After two years under U.S. indictment, a former top lawyer in Venezuela’s oil ministry surrendered Monday in Miami federal court for his alleged supporting role in a massive corruption and money-laundering scheme to steal $1.2 billion from the Venezuelan government, authorities said.

Carmelo Urdaneta Aqui, the former legal counsel to the Venezuelan Ministry of Oil and Mining, agreed to turn himself in and was escorted by federal agents on a flight to Miami over the weekend. Urdaneta is accused of accepting bribes along with other officials in the state-owned oil company known as PDVSA from wealthy people who were close to Venezuelan President Nicolás Maduro and did business with his government.

Urdaneta, 46, pleaded not guilty to a money-laundering conspiracy charge that potentially carries up to 20 years in prison. He was granted a $1.5 million bond, secured by four properties that he owns in South Florida, by Magistrate Judge Lauren Louis under an agreement between his defense attorney and prosecutors.

Urdaneta’s lawyer, Martin De Luca, declined to comment after Monday’s hearing in federal court.

Urdaneta and other Venezuelan officials are accused of allowing the elite ring of business people to make a sham loan to PDVSA so they could embezzle the country’s vast oil income through a government foreign-currency exchange system to amass illegal fortunes in the United States and other countries, according to the indictment. The alleged ringleader was Venezuelan Francisco Convit Guruceaga, who is accused of plotting with Urdaneta, other officials at PDVSA and influential business people with access to the highest levels of government. Convit’s defense attorney, Adam Kaufmann, declined to comment.

Court records describe a Venezuelan government culture in which officials, politicians and businessmen connected to t Maduro and his predecessor, the late Hugo Chávez, plundered the national oil company to enrich themselves while impoverishing the South American country.

Since 2018, federal prosecutor Michael Nadler and Homeland Security Investigations have moved to freeze hundreds of millions of dollars in bank and real estate assets belonging to the eight defendants named in the Miami money-laundering indictment — including Urdaneta’s $5.3 million condo at the Porsche Design Tower in Sunny Isles Beach. So far, two of those eight defendants have pleaded guilty.

A ninth defendant, Venezuelan banker Matthias Krull, who pleaded guilty to conspiring to launder some of the PDVSA money secreted away to European bank accounts, forfeited a Miami condo to satisfy a $600,000 judgment. Krull was charged separately because he agreed to cooperate with the U.S. Attorney’s Office. He was sentenced to 10 years in prison but is expected to see a reduction because of his substantial assistance in the investigation.

The alleged money-laundering conspiracy began in late 2014 with a sham loan to PDVSA that was repaid through a government currency-exchange scheme — siphoning $600 million from the state-owned oil company’s coffers, according to a criminal complaint. The defendants used an associate to launder a portion of the PDVSA funds in the United States. By 2015, the conspiracy had doubled to $1.2 billion embezzled from Venezuela’s national oil company.

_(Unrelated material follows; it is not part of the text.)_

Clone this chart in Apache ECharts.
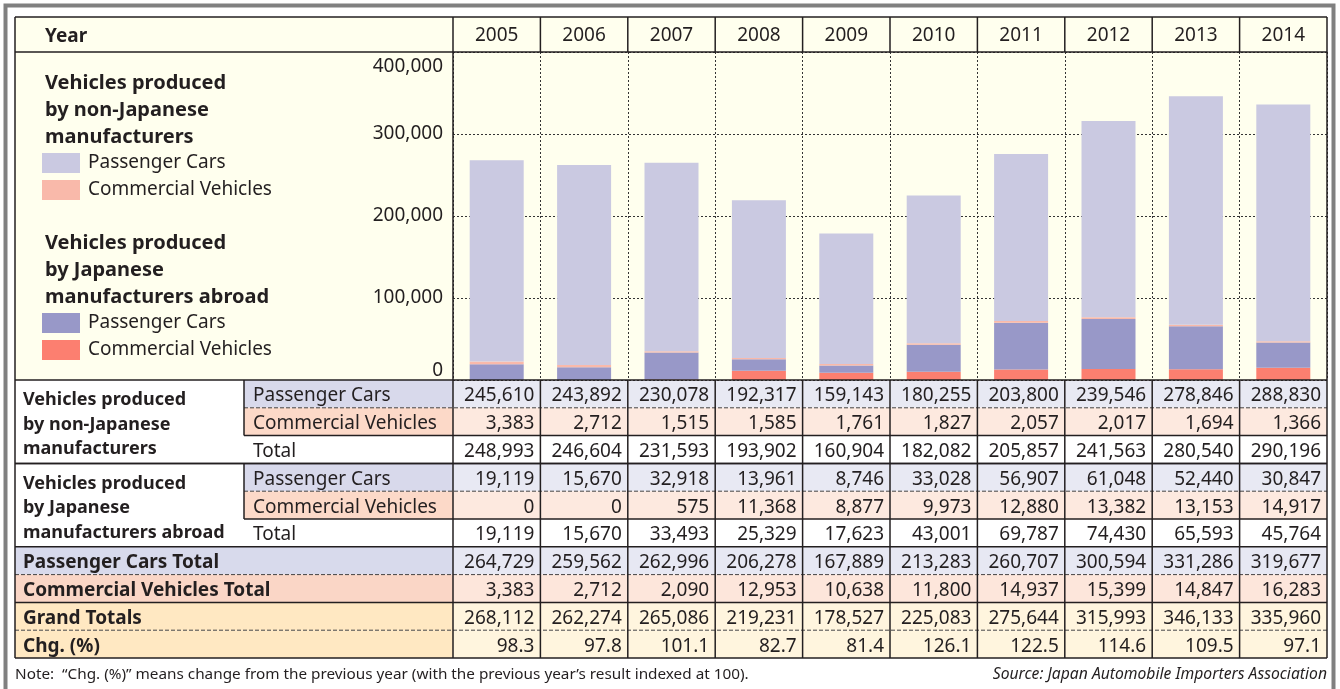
<!DOCTYPE html>
<html>
<head>
<meta charset="utf-8">
<script src="https://cdn.jsdelivr.net/npm/echarts@6/dist/echarts.min.js"></script>
<style>
html, body { margin: 0; padding: 0; background: #fff; }
#main { width: 1340px; height: 689px; }
</style>
</head>
<body>
<div id="main"></div>
<script>
var years = ['2005', '2006', '2007', '2008', '2009', '2010', '2011', '2012', '2013', '2014'];
var nonJpPassenger = [245610, 243892, 230078, 192317, 159143, 180255, 203800, 239546, 278846, 288830];
var nonJpCommercial = [3383, 2712, 1515, 1585, 1761, 1827, 2057, 2017, 1694, 1366];
var nonJpTotal = [248993, 246604, 231593, 193902, 160904, 182082, 205857, 241563, 280540, 290196];
var jpPassenger = [19119, 15670, 32918, 13961, 8746, 33028, 56907, 61048, 52440, 30847];
var jpCommercial = [0, 0, 575, 11368, 8877, 9973, 12880, 13382, 13153, 14917];
var jpTotal = [19119, 15670, 33493, 25329, 17623, 43001, 69787, 74430, 65593, 45764];
var passengerTotal = [264729, 259562, 262996, 206278, 167889, 213283, 260707, 300594, 331286, 319677];
var commercialTotal = [3383, 2712, 2090, 12953, 10638, 11800, 14937, 15399, 14847, 16283];
var grandTotal = [268112, 262274, 265086, 219231, 178527, 225083, 275644, 315993, 346133, 335960];
var changePct = [98.3, 97.8, 101.1, 82.7, 81.4, 126.1, 122.5, 114.6, 109.5, 97.1];

var FONT = '"Noto Sans"';
var INK = '#231f20';
var LEFT = 15, SUB = 244, TOP = 17, HEAD = 52, BASE = 380, ROW_H = 27.8;
var DY = 2; // Noto Sans sits a bit high when middle-aligned

function fmt(v) {
    return Number(v).toLocaleString('en-US');
}

var option = {
    animation: false,
    grid: { left: 453, right: 13, top: HEAD, bottom: 689 - BASE },
    xAxis: {
        type: 'category',
        data: years,
        position: 'top',
        axisLine: { show: false },
        axisTick: { show: false },
        axisLabel: { color: INK, fontSize: 19, fontFamily: 'Noto Sans', margin: 7 },
        splitLine: { show: true, lineStyle: { color: '#333', width: 1, type: [2, 2] } }
    },
    yAxis: {
        type: 'value',
        min: 0,
        max: 400000,
        interval: 100000,
        axisLine: { show: false },
        axisTick: { show: false },
        axisLabel: {
            color: INK, fontSize: 19, fontFamily: 'Noto Sans', margin: 10,
            padding: [5, 0, 0, 0],
            formatter: fmt,
            verticalAlignMinLabel: 'bottom',
            verticalAlignMaxLabel: 'top'
        },
        splitLine: { lineStyle: { color: '#333', width: 1, type: [2, 2] } }
    },
    legend: [
        {
            data: ['Passenger Cars (non-Japanese)', 'Commercial Vehicles (non-Japanese)'],
            left: 42, top: 153, orient: 'vertical', padding: 0,
            itemWidth: 38, itemHeight: 20, itemGap: 7, icon: 'rect',
            formatter: function (n) { return n.replace(/ \(.*\)$/, ''); },
            textStyle: { color: INK, fontSize: 19, fontFamily: 'Noto Sans', padding: [4, 0, 0, 3] }
        },
        {
            data: ['Passenger Cars (Japanese abroad)', 'Commercial Vehicles (Japanese abroad)'],
            left: 42, top: 313, orient: 'vertical', padding: 0,
            itemWidth: 38, itemHeight: 20, itemGap: 7, icon: 'rect',
            formatter: function (n) { return n.replace(/ \(.*\)$/, ''); },
            textStyle: { color: INK, fontSize: 19, fontFamily: 'Noto Sans', padding: [4, 0, 0, 3] }
        }
    ],
    series: [
        { name: 'Commercial Vehicles (Japanese abroad)', type: 'bar', stack: 'all', barWidth: 54,
          itemStyle: { color: '#fc7f70' }, data: jpCommercial },
        { name: 'Passenger Cars (Japanese abroad)', type: 'bar', stack: 'all', barWidth: 54,
          itemStyle: { color: '#9898c8' }, data: jpPassenger },
        { name: 'Commercial Vehicles (non-Japanese)', type: 'bar', stack: 'all', barWidth: 54,
          itemStyle: { color: '#f9b9aa' }, data: nonJpCommercial },
        { name: 'Passenger Cars (non-Japanese)', type: 'bar', stack: 'all', barWidth: 54,
          itemStyle: { color: '#cac9e1' }, data: nonJpPassenger }
    ]
};

var chart = echarts.init(document.getElementById('main'));
chart.setOption(option);

// table rows under the chart
var tableRows = [
    { label: 'Passenger Cars', values: nonJpPassenger, sub: true, labelBg: '#d8d9eb', cellBg: '#e8e9f3', line: 'dash', from: SUB },
    { label: 'Commercial Vehicles', values: nonJpCommercial, sub: true, labelBg: '#fcd9c8', cellBg: '#fde9df', line: 'solid', from: SUB },
    { label: 'Total', values: nonJpTotal, sub: true, line: 'solid', from: LEFT },
    { label: 'Passenger Cars', values: jpPassenger, sub: true, labelBg: '#d8d9eb', cellBg: '#e8e9f3', line: 'dash', from: SUB },
    { label: 'Commercial Vehicles', values: jpCommercial, sub: true, labelBg: '#fcd9c8', cellBg: '#fde9df', line: 'solid', from: SUB },
    { label: 'Total', values: jpTotal, sub: true, line: 'solid', from: LEFT },
    { label: 'Passenger Cars Total', values: passengerTotal, labelBg: '#d8daec', cellBg: '#e7e8f3', line: 'dash', from: LEFT },
    { label: 'Commercial Vehicles Total', values: commercialTotal, labelBg: '#fad6c6', cellBg: '#fde6db', line: 'solid', from: LEFT },
    { label: 'Grand Totals', values: grandTotal, labelBg: '#ffe8c2', cellBg: '#fff5de', line: 'dash', from: LEFT },
    { label: 'Chg. (%)', values: changePct, pct: true, labelBg: '#ffe8c2', cellBg: '#fff5de', line: 'solid', from: LEFT }
];

var c0 = chart.convertToPixel({ xAxisIndex: 0 }, 0);
var c1 = chart.convertToPixel({ xAxisIndex: 0 }, 1);
var colW = c1 - c0;
var dataLeft = c0 - colW / 2;
var RIGHT = dataLeft + colW * years.length;
var BOTTOM = BASE + ROW_H * tableRows.length;

var els = [];
function line(x1, y1, x2, y2, dashed, z) {
    els.push({
        type: 'line', z: z || 10, silent: true,
        shape: { x1: x1, y1: y1, x2: x2, y2: y2 },
        style: { stroke: dashed ? '#444' : INK, lineWidth: dashed ? 1 : 1.5, lineDash: dashed ? [4, 2] : null }
    });
}
function rect(x, y, w, h, fill, z) {
    els.push({ type: 'rect', z: z || -10, silent: true, shape: { x: x, y: y, width: w, height: h }, style: { fill: fill } });
}
function text(str, x, y, font, align, valign, extra) {
    var st = { text: str, x: x, y: y, font: font, fill: INK, align: align, verticalAlign: valign,
               textAlign: align, textVerticalAlign: valign };
    if (extra) { for (var k in extra) st[k] = extra[k]; }
    els.push({ type: 'text', z: 20, silent: true, style: st });
}

// outer grey frame and cream top panel
els.push({ type: 'rect', z: 30, silent: true, shape: { x: 5.5, y: 5.5, width: 1328, height: 720 },
           style: { fill: null, stroke: '#808080', lineWidth: 4 } });
rect(LEFT, TOP, RIGHT - LEFT, BASE - TOP, '#ffffee');

text('Year', 45, (TOP + HEAD) / 2 + DY, 'bold 19px ' + FONT, 'left', 'middle');
text('Vehicles produced\nby non-Japanese\nmanufacturers', 45, 70, 'bold 20px ' + FONT, 'left', 'top', { lineHeight: 27 });
text('Vehicles produced\nby Japanese\nmanufacturers abroad', 45, 230, 'bold 20px ' + FONT, 'left', 'top', { lineHeight: 27 });

tableRows.forEach(function (r, i) {
    var y = BASE + ROW_H * i;
    var cy = y + ROW_H / 2 + DY;
    if (r.labelBg) {
        rect(r.sub ? SUB : LEFT, y, (r.sub ? dataLeft - SUB : dataLeft - LEFT), ROW_H, r.labelBg);
        rect(dataLeft, y, RIGHT - dataLeft, ROW_H, r.cellBg);
    }
    text(r.label, r.sub ? SUB + 9 : LEFT + 8, cy, (r.sub ? '' : 'bold ') + '19px ' + FONT, 'left', 'middle');
    r.values.forEach(function (v, j) {
        var s = r.pct ? v.toFixed(1) : fmt(v);
        text(s, dataLeft + colW * (j + 1) - 6, cy, '19px ' + FONT, 'right', 'middle');
    });
    line(r.from, y + ROW_H, RIGHT, y + ROW_H, r.line === 'dash');
});

text('Vehicles produced\nby non-Japanese\nmanufacturers', LEFT + 8, BASE + 8, 'bold 18px ' + FONT, 'left', 'top', { lineHeight: 24.5 });
text('Vehicles produced\nby Japanese\nmanufacturers abroad', LEFT + 8, BASE + ROW_H * 3 + 8, 'bold 18px ' + FONT, 'left', 'top', { lineHeight: 24.5 });

// frame lines
line(LEFT, TOP, RIGHT, TOP);
line(LEFT, HEAD, RIGHT, HEAD);
line(LEFT, BASE, RIGHT, BASE);
line(LEFT, BASE + ROW_H * 3, RIGHT, BASE + ROW_H * 3);
line(LEFT, TOP, LEFT, BOTTOM);
line(RIGHT, TOP, RIGHT, BOTTOM);
line(dataLeft, TOP, dataLeft, BOTTOM);
line(SUB, BASE, SUB, BASE + ROW_H * 2);
line(SUB, BASE + ROW_H * 3, SUB, BASE + ROW_H * 5);
for (var k = 1; k < years.length; k++) {
    var x = dataLeft + colW * k;
    line(x, TOP, x, HEAD);
    line(x, BASE, x, BOTTOM);
}

text('Note:  \u201cChg. (%)\u201d means change from the previous year (with the previous year\u2019s result indexed at 100).',
     LEFT, 675, '15.3px ' + FONT, 'left', 'middle');
text('Source: Japan Automobile Importers Association', RIGHT, 675, 'italic 15.7px ' + FONT, 'right', 'middle');

chart.setOption({ graphic: { elements: els } });
</script>
</body>
</html>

In early 2016, the associate approached Homeland Security investigators in Miami about cooperating and becoming a confidential source, the complaint says. The source agreed to wear a recording device to launder $78 million in PDVSA funds that he had received from the loan contract with the national oil company. Urdaneta and others are accused of receiving some of that money from the source, the complaint says.

The federal probe, called Operation Money Flight, was launched with the initial focus on the defendants’ efforts to launder a portion of the $78 million.

“Two years and over one hundred recordings later, Operation Money Flight revealed an international conspiracy to launder the PDVSA funds through Miami and several large-scale international money-laundering organizations,” the complaint says. “More specifically, the investigation revealed the use of Miami real estate and sophisticated false-investment schemes to launder hundreds of millions of U.S. dollars.”